* _Problem to solve_
Reproduce each line of the material exactly, minus any picture.

* _Given information_
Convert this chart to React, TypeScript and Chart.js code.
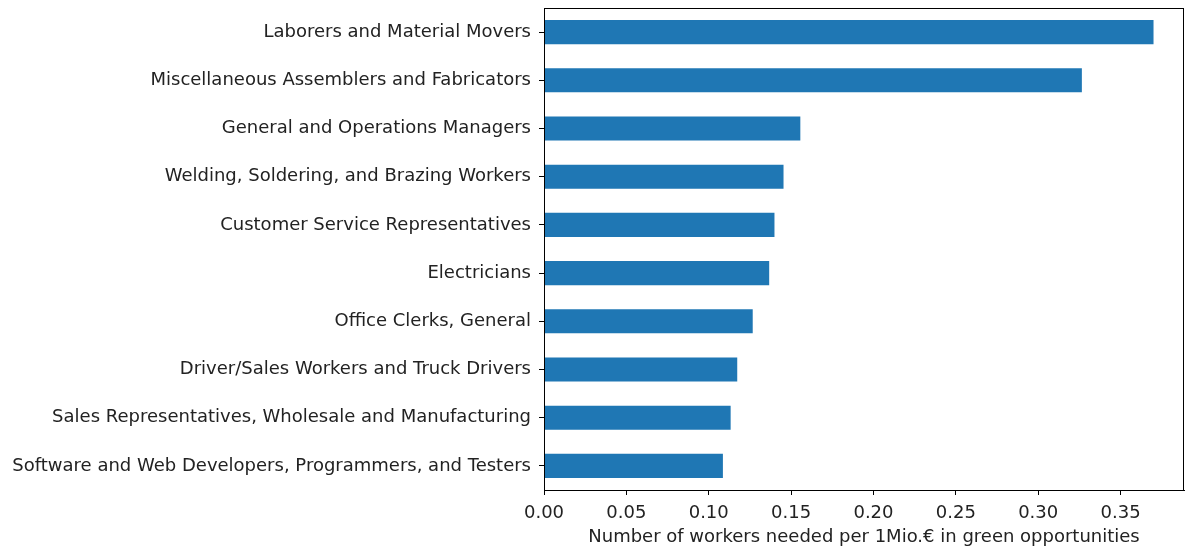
import React, { useEffect, useRef } from "react";
import { Chart, registerables } from "chart.js";

Chart.register(...registerables);

const categories = [
  "Laborers and Material Movers",
  "Miscellaneous Assemblers and Fabricators",
  "General and Operations Managers",
  "Welding, Soldering, and Brazing Workers",
  "Customer Service Representatives",
  "Electricians",
  "Office Clerks, General",
  "Driver/Sales Workers and Truck Drivers",
  "Sales Representatives, Wholesale and Manufacturing",
  "Software and Web Developers, Programmers, and Testers",
];

const workersNeeded = [0.37, 0.3265, 0.1556, 0.1454, 0.1399, 0.1367, 0.1267, 0.1173, 0.1133, 0.1086];

const xTicks = [0, 0.05, 0.1, 0.15, 0.2, 0.25, 0.3, 0.35];
const xTitle = "Number of workers needed per 1Mio.€ in green opportunities";

const FONT = "'DejaVu Sans', sans-serif";
const FS = 18;
const TEXT = "#222";

const framePlugin = {
  id: "frame",
  afterDraw(chart: any) {
    const { ctx, chartArea } = chart;
    ctx.save();
    ctx.strokeStyle = "#000";
    ctx.lineWidth = 1;
    ctx.strokeRect(
      Math.round(chartArea.left) + 0.5,
      Math.round(chartArea.top) + 0.5,
      Math.round(chartArea.right - chartArea.left) - 1,
      Math.round(chartArea.bottom - chartArea.top)
    );
    ctx.restore();
  },
};

export default function App() {
  const ref = useRef<HTMLCanvasElement | null>(null);
  useEffect(() => {
    if (!ref.current) return;
    const chart = new Chart(ref.current, {
      type: "bar",
      data: {
        labels: categories,
        datasets: [
          {
            data: workersNeeded,
            backgroundColor: "#1f77b4",
            borderWidth: 0,
            categoryPercentage: 1,
            barPercentage: 0.5,
          },
        ],
      },
      options: {
        indexAxis: "y",
        animation: false,
        responsive: false,
        maintainAspectRatio: false,
        layout: { padding: { left: 0, right: 1, top: 8, bottom: 0 } },
        plugins: { legend: { display: false }, tooltip: { enabled: false } },
        scales: {
          x: {
            type: "linear",
            min: 0,
            max: 0.3885,
            afterBuildTicks: (scale: any) => {
              scale.ticks = xTicks.map((v) => ({ value: v }));
            },
            afterFit: (scale: any) => {
              scale.height = 58;
              scale.paddingLeft = 0;
              scale.paddingRight = 0;
            },
            ticks: {
              color: TEXT,
              font: { family: FONT, size: FS },
              padding: 8,
              maxRotation: 0,
              autoSkip: false,
              callback: (v: any) => Number(v).toFixed(2),
            },
            grid: {
              display: true,
              drawOnChartArea: false,
              drawTicks: true,
              tickLength: 5,
              color: "#000",
            },
            border: { display: true, color: "#000", width: 1 },
            title: {
              display: true,
              text: xTitle,
              color: TEXT,
              font: { family: FONT, size: FS },
              padding: { top: 0, bottom: 0 },
            },
          },
          y: {
            type: "category",
            offset: true,
            afterFit: (scale: any) => {
              scale.width = 544;
              scale.paddingTop = 0;
              scale.paddingBottom = 0;
            },
            ticks: {
              color: TEXT,
              font: { family: FONT, size: FS },
              padding: 8,
              autoSkip: false,
            },
            grid: {
              display: true,
              drawOnChartArea: false,
              drawTicks: true,
              tickLength: 5,
              color: "#000",
              offset: false,
            },
            border: { display: true, color: "#000", width: 1 },
          },
        },
      },
      plugins: [framePlugin],
    });
    return () => chart.destroy();
  }, []);
  return (
    <div style={{ position: "fixed", left: 0, top: 0, width: 1185, height: 548, background: "#fff" }}>
      <canvas ref={ref} width={1185} height={548} style={{ display: "block" }} />
    </div>
  );
}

* _Output of the exercise_
Convert this chart to React, TypeScript and Chart.js code.
import React, { useEffect, useRef } from "react";
import { Chart, registerables } from "chart.js";

Chart.register(...registerables);

const categories = [
  "Laborers and Material Movers",
  "Miscellaneous Assemblers and Fabricators",
  "General and Operations Managers",
  "Welding, Soldering, and Brazing Workers",
  "Customer Service Representatives",
  "Electricians",
  "Office Clerks, General",
  "Driver/Sales Workers and Truck Drivers",
  "Sales Representatives, Wholesale and Manufacturing",
  "Software and Web Developers, Programmers, and Testers",
];

const workersNeeded = [0.37, 0.3265, 0.1556, 0.1454, 0.1399, 0.1367, 0.1267, 0.1173, 0.1133, 0.1086];

const xTicks = [0, 0.05, 0.1, 0.15, 0.2, 0.25, 0.3, 0.35];
const xTitle = "Number of workers needed per 1Mio.€ in green opportunities";

const FONT = "'DejaVu Sans', sans-serif";
const FS = 18;
const TEXT = "#222";

const framePlugin = {
  id: "frame",
  afterDraw(chart: any) {
    const { ctx, chartArea } = chart;
    ctx.save();
    ctx.strokeStyle = "#000";
    ctx.lineWidth = 1;
    ctx.strokeRect(
      Math.round(chartArea.left) + 0.5,
      Math.round(chartArea.top) + 0.5,
      Math.round(chartArea.right - chartArea.left) - 1,
      Math.round(chartArea.bottom - chartArea.top)
    );
    ctx.restore();
  },
};

export default function App() {
  const ref = useRef<HTMLCanvasElement | null>(null);
  useEffect(() => {
    if (!ref.current) return;
    const chart = new Chart(ref.current, {
      type: "bar",
      data: {
        labels: categories,
        datasets: [
          {
            data: workersNeeded,
            backgroundColor: "#1f77b4",
            borderWidth: 0,
            categoryPercentage: 1,
            barPercentage: 0.5,
          },
        ],
      },
      options: {
        indexAxis: "y",
        animation: false,
        responsive: false,
        maintainAspectRatio: false,
        layout: { padding: { left: 0, right: 1, top: 8, bottom: 0 } },
        plugins: { legend: { display: false }, tooltip: { enabled: false } },
        scales: {
          x: {
            type: "linear",
            min: 0,
            max: 0.3885,
            afterBuildTicks: (scale: any) => {
              scale.ticks = xTicks.map((v) => ({ value: v }));
            },
            afterFit: (scale: any) => {
              scale.height = 58;
              scale.paddingLeft = 0;
              scale.paddingRight = 0;
            },
            ticks: {
              color: TEXT,
              font: { family: FONT, size: FS },
              padding: 8,
              maxRotation: 0,
              autoSkip: false,
              callback: (v: any) => Number(v).toFixed(2),
            },
            grid: {
              display: true,
              drawOnChartArea: false,
              drawTicks: true,
              tickLength: 5,
              color: "#000",
            },
            border: { display: true, color: "#000", width: 1 },
            title: {
              display: true,
              text: xTitle,
              color: TEXT,
              font: { family: FONT, size: FS },
              padding: { top: 0, bottom: 0 },
            },
          },
          y: {
            type: "category",
            offset: true,
            afterFit: (scale: any) => {
              scale.width = 544;
              scale.paddingTop = 0;
              scale.paddingBottom = 0;
            },
            ticks: {
              color: TEXT,
              font: { family: FONT, size: FS },
              padding: 8,
              autoSkip: false,
            },
            grid: {
              display: true,
              drawOnChartArea: false,
              drawTicks: true,
              tickLength: 5,
              color: "#000",
              offset: false,
            },
            border: { display: true, color: "#000", width: 1 },
          },
        },
      },
      plugins: [framePlugin],
    });
    return () => chart.destroy();
  }, []);
  return (
    <div style={{ position: "fixed", left: 0, top: 0, width: 1185, height: 548, background: "#fff" }}>
      <canvas ref={ref} width={1185} height={548} style={{ display: "block" }} />
    </div>
  );
}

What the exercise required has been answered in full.